日本の大企業の間でオープンイノベーションの必要性が叫ばれるようになって久しい。だが、明確な戦略の欠如、社内の推進組織やスタートアップとの協業体制の不備といった要因により、なかなか成果を生み出せていないのが実情だ。そうした中、KDDIは2011年からいち早くオープンイノベーションに取り組み、国内外の150以上の企業に投資、20社以上と共同事業立ち上げといった効果を上げてきた。大企業はいかにスタートアップと手を組み新規事業開発に挑むべきか。KDDIで新規事業開発の責任者を務めるオープンイノベーション推進本部長 兼 ビジネス共創推進室長の中馬和彦氏に聞いた。
協業するスタートアップを見極める過程は結婚までの道のりに似ている
――KDDIがオープンイノベーションを積極的に進めている理由はどこにあるのでしょうか。

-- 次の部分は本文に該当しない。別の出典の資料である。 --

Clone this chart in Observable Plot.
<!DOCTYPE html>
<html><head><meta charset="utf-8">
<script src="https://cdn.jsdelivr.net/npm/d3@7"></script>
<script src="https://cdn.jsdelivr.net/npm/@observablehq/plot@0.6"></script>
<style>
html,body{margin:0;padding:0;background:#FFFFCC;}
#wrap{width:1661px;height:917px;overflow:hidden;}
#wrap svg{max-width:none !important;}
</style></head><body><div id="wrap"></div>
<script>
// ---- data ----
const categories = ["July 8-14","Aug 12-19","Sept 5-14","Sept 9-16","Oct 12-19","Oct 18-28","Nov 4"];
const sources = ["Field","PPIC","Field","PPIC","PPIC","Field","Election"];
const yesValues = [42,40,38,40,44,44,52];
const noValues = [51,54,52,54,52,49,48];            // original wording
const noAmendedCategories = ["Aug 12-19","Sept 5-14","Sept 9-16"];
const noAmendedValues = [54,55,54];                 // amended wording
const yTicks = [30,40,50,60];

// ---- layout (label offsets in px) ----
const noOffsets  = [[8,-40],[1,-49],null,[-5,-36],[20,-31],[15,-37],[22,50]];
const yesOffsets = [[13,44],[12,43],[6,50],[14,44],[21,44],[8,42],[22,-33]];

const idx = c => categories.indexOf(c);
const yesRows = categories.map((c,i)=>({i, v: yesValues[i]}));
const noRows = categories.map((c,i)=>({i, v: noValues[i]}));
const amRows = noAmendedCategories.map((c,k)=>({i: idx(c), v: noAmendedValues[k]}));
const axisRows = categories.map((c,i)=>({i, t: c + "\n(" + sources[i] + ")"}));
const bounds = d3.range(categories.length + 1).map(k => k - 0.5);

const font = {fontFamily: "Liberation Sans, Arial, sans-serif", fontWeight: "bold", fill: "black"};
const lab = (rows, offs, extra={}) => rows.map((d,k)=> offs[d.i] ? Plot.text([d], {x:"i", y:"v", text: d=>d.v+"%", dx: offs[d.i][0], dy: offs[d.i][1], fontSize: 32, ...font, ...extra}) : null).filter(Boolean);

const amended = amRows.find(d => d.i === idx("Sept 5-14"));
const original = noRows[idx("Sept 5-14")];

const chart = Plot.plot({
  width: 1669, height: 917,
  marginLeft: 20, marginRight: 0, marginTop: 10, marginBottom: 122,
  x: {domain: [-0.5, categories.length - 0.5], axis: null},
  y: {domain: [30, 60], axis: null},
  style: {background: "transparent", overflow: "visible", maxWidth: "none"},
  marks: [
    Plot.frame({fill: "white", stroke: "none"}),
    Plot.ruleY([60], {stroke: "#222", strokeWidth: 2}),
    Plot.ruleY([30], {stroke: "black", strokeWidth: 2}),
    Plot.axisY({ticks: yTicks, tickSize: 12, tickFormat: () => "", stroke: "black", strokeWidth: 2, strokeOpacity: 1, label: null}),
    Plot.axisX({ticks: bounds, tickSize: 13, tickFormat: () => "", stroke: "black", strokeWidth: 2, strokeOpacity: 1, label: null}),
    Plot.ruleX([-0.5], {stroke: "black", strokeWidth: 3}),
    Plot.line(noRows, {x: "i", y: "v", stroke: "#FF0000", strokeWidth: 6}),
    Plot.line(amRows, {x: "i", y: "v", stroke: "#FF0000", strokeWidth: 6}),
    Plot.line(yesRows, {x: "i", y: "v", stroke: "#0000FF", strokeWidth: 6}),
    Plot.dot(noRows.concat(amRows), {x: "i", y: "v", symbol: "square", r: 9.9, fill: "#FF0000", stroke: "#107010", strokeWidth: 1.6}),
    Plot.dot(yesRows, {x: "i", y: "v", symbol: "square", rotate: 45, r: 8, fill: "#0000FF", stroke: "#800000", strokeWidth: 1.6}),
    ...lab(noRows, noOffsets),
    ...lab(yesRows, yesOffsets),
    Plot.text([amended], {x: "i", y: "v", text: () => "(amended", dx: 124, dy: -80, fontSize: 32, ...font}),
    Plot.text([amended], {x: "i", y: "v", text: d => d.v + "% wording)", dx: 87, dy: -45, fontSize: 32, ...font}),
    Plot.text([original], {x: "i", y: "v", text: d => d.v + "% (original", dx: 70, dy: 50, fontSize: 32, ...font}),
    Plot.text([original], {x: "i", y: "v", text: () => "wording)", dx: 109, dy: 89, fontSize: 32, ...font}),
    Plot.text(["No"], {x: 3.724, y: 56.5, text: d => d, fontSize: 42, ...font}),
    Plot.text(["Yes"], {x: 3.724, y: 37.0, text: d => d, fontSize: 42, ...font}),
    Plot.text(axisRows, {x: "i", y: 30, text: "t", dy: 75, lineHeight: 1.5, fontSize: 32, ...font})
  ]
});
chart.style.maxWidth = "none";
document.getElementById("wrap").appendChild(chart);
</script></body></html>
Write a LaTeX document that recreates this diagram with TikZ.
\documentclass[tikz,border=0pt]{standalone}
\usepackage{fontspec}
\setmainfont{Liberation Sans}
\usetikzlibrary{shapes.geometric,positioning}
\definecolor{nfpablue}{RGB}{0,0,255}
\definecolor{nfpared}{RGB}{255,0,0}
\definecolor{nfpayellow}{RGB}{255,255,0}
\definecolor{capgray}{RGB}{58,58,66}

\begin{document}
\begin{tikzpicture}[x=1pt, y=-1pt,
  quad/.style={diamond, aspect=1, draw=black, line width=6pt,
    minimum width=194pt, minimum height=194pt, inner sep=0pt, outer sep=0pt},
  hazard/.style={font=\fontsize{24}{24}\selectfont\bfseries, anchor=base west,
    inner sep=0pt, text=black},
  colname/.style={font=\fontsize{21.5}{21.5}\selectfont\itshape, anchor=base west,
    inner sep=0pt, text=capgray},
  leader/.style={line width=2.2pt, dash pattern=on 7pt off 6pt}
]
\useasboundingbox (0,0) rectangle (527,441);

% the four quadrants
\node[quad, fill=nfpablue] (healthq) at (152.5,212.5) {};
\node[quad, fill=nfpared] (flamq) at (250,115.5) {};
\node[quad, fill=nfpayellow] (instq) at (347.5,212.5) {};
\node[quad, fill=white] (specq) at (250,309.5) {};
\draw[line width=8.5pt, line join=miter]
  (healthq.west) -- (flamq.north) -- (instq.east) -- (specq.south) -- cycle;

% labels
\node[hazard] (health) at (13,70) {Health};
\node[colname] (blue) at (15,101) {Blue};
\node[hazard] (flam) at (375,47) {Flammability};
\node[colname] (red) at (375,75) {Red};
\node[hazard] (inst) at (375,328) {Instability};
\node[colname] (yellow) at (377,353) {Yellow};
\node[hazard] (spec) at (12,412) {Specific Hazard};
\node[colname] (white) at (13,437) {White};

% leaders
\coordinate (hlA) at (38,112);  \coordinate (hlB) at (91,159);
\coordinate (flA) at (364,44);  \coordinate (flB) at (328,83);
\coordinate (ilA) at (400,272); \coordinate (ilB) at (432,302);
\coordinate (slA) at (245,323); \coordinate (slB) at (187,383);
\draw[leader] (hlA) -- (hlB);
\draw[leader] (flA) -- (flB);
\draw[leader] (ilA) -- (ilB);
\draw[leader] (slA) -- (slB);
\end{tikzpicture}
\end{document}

中馬和彦氏(以下敬称略) 創業事業である固定電話サービスの売上が急激に減少する中で、新規事業への取り組みが不可欠だった歴史から、常に変化を続ける必要性を認識しており、私たちに「新規事業をやってみたいけど難しいので断念する」という選択肢はありません。こういうコンセンサスのもとで経営レベルから動いているのは大きいと思います。
加えて、創業者の稲盛和夫氏が作ったアメーバ経営の考え方が浸透しているのも要因かもしれません。どんなに小さい組織でも一定の権限を与えて自律分散的に活動する、という土壌がもともとあります。だからこそ、積極的なチャレンジができるのかもしれません。
――スタートアップに投資して事業の芽を育てながら、成長してきた事業に集中するという方法を採用していますが、スタートアップとの協業の可能性はどのように見極めていますか。
中馬 スタートアップに投資して事業が成長していくと、その会社の経営会議に出席するようにもなりますが、そういった場に参加することで情報の濃度が上がっていきます。経営会議に加わることで、外からでは見えなかった業界構造が見えてきます。それにより、当社アセットと掛け合わせたアイデアが湧いてくるのです。ですからいかに幅広い業界のインサイダーになれるか、が重要だと思います。
そういう点を考えると、オープンイノベーションは「結婚」に近い概念かもしれません。結婚は、人と人がお付き合いを始めて、少しずつ関係を深めていき、何かきっかけがあって結婚に至る、ということが多いと思います。こうした流れが事業でも同じように見られます。相性が良さそうな会社に出資して関係を深めていき、最終的にM&Aをしてグループに加わってもらう、ということです。まずは組み合わせをつくり、うまくいきそうな事業は少しずつグループに入れて、より大きくしていくといった流れです。